◆ WHAT THE EXERCISE ASKS
Reproduce each line exactly.

◆ DATA SECTION
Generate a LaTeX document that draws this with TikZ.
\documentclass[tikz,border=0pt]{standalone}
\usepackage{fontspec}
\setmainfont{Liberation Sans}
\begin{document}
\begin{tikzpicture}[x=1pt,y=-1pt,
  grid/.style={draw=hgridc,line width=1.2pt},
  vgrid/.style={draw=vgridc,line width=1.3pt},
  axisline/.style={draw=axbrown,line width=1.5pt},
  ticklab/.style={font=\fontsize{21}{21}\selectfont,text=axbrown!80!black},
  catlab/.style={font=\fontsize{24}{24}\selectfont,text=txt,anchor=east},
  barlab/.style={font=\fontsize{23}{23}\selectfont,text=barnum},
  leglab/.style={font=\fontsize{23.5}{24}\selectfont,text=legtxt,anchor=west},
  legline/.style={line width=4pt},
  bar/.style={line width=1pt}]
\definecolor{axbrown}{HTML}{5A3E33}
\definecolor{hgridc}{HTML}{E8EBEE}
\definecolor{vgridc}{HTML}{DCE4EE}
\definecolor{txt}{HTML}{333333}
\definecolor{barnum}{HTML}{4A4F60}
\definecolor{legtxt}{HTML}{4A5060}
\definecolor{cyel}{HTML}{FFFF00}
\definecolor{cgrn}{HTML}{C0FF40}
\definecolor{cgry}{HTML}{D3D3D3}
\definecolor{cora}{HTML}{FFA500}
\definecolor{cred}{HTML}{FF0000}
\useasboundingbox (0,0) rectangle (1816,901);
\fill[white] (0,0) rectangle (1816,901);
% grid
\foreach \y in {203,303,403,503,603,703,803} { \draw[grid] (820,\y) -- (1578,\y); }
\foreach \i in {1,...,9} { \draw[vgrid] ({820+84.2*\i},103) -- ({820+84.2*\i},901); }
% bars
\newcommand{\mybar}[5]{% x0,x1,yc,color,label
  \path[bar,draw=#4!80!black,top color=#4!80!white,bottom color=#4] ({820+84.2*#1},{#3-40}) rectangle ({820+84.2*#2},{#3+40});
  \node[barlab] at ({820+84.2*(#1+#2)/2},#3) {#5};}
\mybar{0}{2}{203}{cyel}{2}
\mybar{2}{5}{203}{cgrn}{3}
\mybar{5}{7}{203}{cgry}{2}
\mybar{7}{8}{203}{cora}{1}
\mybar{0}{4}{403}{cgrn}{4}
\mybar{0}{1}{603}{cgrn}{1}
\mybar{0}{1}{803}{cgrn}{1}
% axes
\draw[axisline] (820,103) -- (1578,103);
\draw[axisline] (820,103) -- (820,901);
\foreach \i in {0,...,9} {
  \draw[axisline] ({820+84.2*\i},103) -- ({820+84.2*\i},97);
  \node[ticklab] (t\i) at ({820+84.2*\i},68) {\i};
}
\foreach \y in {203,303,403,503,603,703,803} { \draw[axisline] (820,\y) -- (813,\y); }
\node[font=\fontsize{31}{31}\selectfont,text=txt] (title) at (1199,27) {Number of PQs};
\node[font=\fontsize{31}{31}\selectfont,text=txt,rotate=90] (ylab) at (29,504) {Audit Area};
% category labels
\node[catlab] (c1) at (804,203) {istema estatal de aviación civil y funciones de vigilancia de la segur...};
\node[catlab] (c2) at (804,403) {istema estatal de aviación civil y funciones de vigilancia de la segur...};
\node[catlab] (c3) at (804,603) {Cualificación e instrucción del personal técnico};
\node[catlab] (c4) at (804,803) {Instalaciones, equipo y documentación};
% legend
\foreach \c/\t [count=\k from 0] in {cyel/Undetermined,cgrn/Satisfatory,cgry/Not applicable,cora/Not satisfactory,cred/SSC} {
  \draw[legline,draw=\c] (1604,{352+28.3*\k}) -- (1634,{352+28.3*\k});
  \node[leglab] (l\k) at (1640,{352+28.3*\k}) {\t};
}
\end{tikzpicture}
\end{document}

◆ RESULT OF THIS EXERCISE
Generate a LaTeX document that draws this with TikZ.
\documentclass[tikz,border=0pt]{standalone}
\usepackage{fontspec}
\setmainfont{Liberation Sans}
\begin{document}
\begin{tikzpicture}[x=1pt,y=-1pt,
  grid/.style={draw=hgridc,line width=1.2pt},
  vgrid/.style={draw=vgridc,line width=1.3pt},
  axisline/.style={draw=axbrown,line width=1.5pt},
  ticklab/.style={font=\fontsize{21}{21}\selectfont,text=axbrown!80!black},
  catlab/.style={font=\fontsize{24}{24}\selectfont,text=txt,anchor=east},
  barlab/.style={font=\fontsize{23}{23}\selectfont,text=barnum},
  leglab/.style={font=\fontsize{23.5}{24}\selectfont,text=legtxt,anchor=west},
  legline/.style={line width=4pt},
  bar/.style={line width=1pt}]
\definecolor{axbrown}{HTML}{5A3E33}
\definecolor{hgridc}{HTML}{E8EBEE}
\definecolor{vgridc}{HTML}{DCE4EE}
\definecolor{txt}{HTML}{333333}
\definecolor{barnum}{HTML}{4A4F60}
\definecolor{legtxt}{HTML}{4A5060}
\definecolor{cyel}{HTML}{FFFF00}
\definecolor{cgrn}{HTML}{C0FF40}
\definecolor{cgry}{HTML}{D3D3D3}
\definecolor{cora}{HTML}{FFA500}
\definecolor{cred}{HTML}{FF0000}
\useasboundingbox (0,0) rectangle (1816,901);
\fill[white] (0,0) rectangle (1816,901);
% grid
\foreach \y in {203,303,403,503,603,703,803} { \draw[grid] (820,\y) -- (1578,\y); }
\foreach \i in {1,...,9} { \draw[vgrid] ({820+84.2*\i},103) -- ({820+84.2*\i},901); }
% bars
\newcommand{\mybar}[5]{% x0,x1,yc,color,label
  \path[bar,draw=#4!80!black,top color=#4!80!white,bottom color=#4] ({820+84.2*#1},{#3-40}) rectangle ({820+84.2*#2},{#3+40});
  \node[barlab] at ({820+84.2*(#1+#2)/2},#3) {#5};}
\mybar{0}{2}{203}{cyel}{2}
\mybar{2}{5}{203}{cgrn}{3}
\mybar{5}{7}{203}{cgry}{2}
\mybar{7}{8}{203}{cora}{1}
\mybar{0}{4}{403}{cgrn}{4}
\mybar{0}{1}{603}{cgrn}{1}
\mybar{0}{1}{803}{cgrn}{1}
% axes
\draw[axisline] (820,103) -- (1578,103);
\draw[axisline] (820,103) -- (820,901);
\foreach \i in {0,...,9} {
  \draw[axisline] ({820+84.2*\i},103) -- ({820+84.2*\i},97);
  \node[ticklab] (t\i) at ({820+84.2*\i},68) {\i};
}
\foreach \y in {203,303,403,503,603,703,803} { \draw[axisline] (820,\y) -- (813,\y); }
\node[font=\fontsize{31}{31}\selectfont,text=txt] (title) at (1199,27) {Number of PQs};
\node[font=\fontsize{31}{31}\selectfont,text=txt,rotate=90] (ylab) at (29,504) {Audit Area};
% category labels
\node[catlab] (c1) at (804,203) {istema estatal de aviación civil y funciones de vigilancia de la segur...};
\node[catlab] (c2) at (804,403) {istema estatal de aviación civil y funciones de vigilancia de la segur...};
\node[catlab] (c3) at (804,603) {Cualificación e instrucción del personal técnico};
\node[catlab] (c4) at (804,803) {Instalaciones, equipo y documentación};
% legend
\foreach \c/\t [count=\k from 0] in {cyel/Undetermined,cgrn/Satisfatory,cgry/Not applicable,cora/Not satisfactory,cred/SSC} {
  \draw[legline,draw=\c] (1604,{352+28.3*\k}) -- (1634,{352+28.3*\k});
  \node[leglab] (l\k) at (1640,{352+28.3*\k}) {\t};
}
\end{tikzpicture}
\end{document}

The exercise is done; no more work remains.